Quoting Polkadotted:

Is he weird in like an aspergery way?  I agree a lot of programmers are different like that. I'd say your place, but have the girls stay in the back.

Why don't you offer to meet at the library or a coffee shop?



Birdseed
by on Jul. 2, 2013 at 2:33 PM

To clarify...he is developing a piece of software and wants to show me the db, the functionality, etc. I asked for the db schema, supporting docs, blah blah.  But he doesn't have much of that documented because he's a programmer and not a project manager/trainer type like me.
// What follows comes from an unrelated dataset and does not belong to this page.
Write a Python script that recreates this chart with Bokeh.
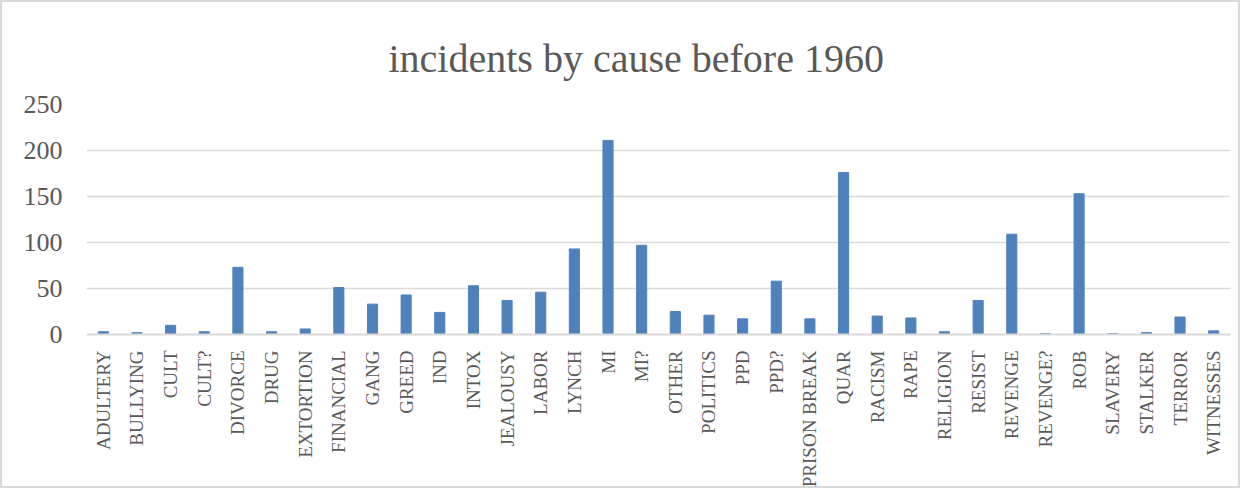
from bokeh.plotting import figure
from bokeh.models import Range1d, FactorRange, ColumnDataSource
from bokeh.embed import file_html
from bokeh.resources import INLINE
import math

causes = ["ADULTERY", "BULLYING", "CULT", "CULT?", "DIVORCE", "DRUG", "EXTORTION",
          "FINANCIAL", "GANG", "GREED", "IND", "INTOX", "JEALOUSY", "LABOR", "LYNCH",
          "MI", "MI?", "OTHER", "POLITICS", "PPD", "PPD?", "PRISON BREAK", "QUAR",
          "RACISM", "RAPE", "RELIGION", "RESIST", "REVENGE", "REVENGE?", "ROB",
          "SLAVERY", "STALKER", "TERROR", "WITNESSES"]
incidents = [3, 2, 10, 3, 73, 3, 6,
             51, 33, 43, 24, 53, 37, 46, 93,
             211, 97, 25, 21, 17, 58, 17, 176,
             20, 18, 3, 37, 109, 1, 153,
             1, 2, 19, 4]
y_ticks = [0, 50, 100, 150, 200, 250]

FONT = "Liberation Serif"
TXT = "#595959"
GRID = "#D9D9D9"

src = ColumnDataSource(dict(cause=causes, n=incidents))

p = figure(width=1240, height=488, output_backend="svg", toolbar_location=None,
           x_range=FactorRange(*causes, range_padding=0), y_range=Range1d(0, 250),
           min_border_left=84, min_border_right=12, min_border_top=102, min_border_bottom=156)

p.vbar(x="cause", top="n", width=0.3, source=src, color="#4F81BD")

p.title.text = "incidents by cause before 1960"
p.title.align = "left"
p.title.offset = 302
p.title.text_font = FONT
p.title.text_font_size = "40px"
p.title.text_font_style = "normal"
p.title.text_color = TXT
p.title.standoff = 48

p.outline_line_color = None
p.border_fill_color = "white"
p.background_fill_color = "white"

p.xgrid.grid_line_color = None
p.ygrid.grid_line_color = GRID
p.ygrid.grid_line_width = 1.5
p.yaxis.ticker = y_ticks
p.yaxis.axis_line_color = None
p.yaxis.major_tick_line_color = None
p.yaxis.minor_tick_line_color = None
p.yaxis.major_label_text_font = FONT
p.yaxis.major_label_text_font_size = "26px"
p.yaxis.major_label_text_color = TXT
p.yaxis.major_label_standoff = 18

p.xaxis.axis_line_color = GRID
p.xaxis.axis_line_width = 2
p.xaxis.major_tick_line_color = None
p.xaxis.minor_tick_line_color = None
p.xaxis.major_label_orientation = math.pi / 2
p.xaxis.major_label_text_font = FONT
p.xaxis.major_label_text_font_size = "19px"
p.xaxis.major_label_text_color = TXT
p.xaxis.major_label_standoff = 10

p.styles = {"border": "2px solid #D9D9D9"}

open("out.html", "w").write(file_html(p, INLINE))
LOL

So I think he wants to show me stuff on his computer.  Which is fine.  And since we literally live on the same street, it may seem silly to suggest a coffee shop but I still have a weird feeling about meeting up w/ him alone.  And normally, I'm cool w/ strangers.  Plus, I really need/want a different job.  But I'm not hip to putting the kids in the mix I guess.

OvrMyHead
by on Jul. 2, 2013 at 2:33 PM

 I agree, meet at Starbucks.

sandeeyo
by Le Bonjour Chat on Jul. 2, 2013 at 2:35 PM
I have dealt with a lot of tech types and programmers...most of them were awkward or say excentric shit. Meet him in a public place. You can't really tell if he's creepy or just socially awkward through email or over the phone.


Quoting Birdseed:

My SDs are 13 and 15.

I met a guy at our neighborhood pool who happens to be on the Board of Directors for our HOA (a large one) and who has a possible contract opportunity for me in my field.

He asked me to send him my resume.  I did.  His response back was either very eccentric or he was high on something.  Not sure.  Sent it to my DH and he thought it was weird too but then he added, "Lots of developers/programmers are weird."

So...The guy emailed me again about talking through his project and wanted to meet in person either at his house or mine.

1)  I don't want to go to his house alone, especially if my DH isn't home and aware that I'm at this guy's house.

2) I don't want to bring him into our home with the girls here.  I would feel more comfortable having him here where I've got some backup just in case but I don't think I even want him to really know that i've got teeenaged step daughters.  Something about the guy pings my radar a bit.

Would YOU let someone like that pop on over for a "business meeting"?  Or just say no way?


FWIW, I told him I'd prefer to have the initial chat via phone.  I really want to pick up some work, but not if it makes me or the kids feel skeeved out.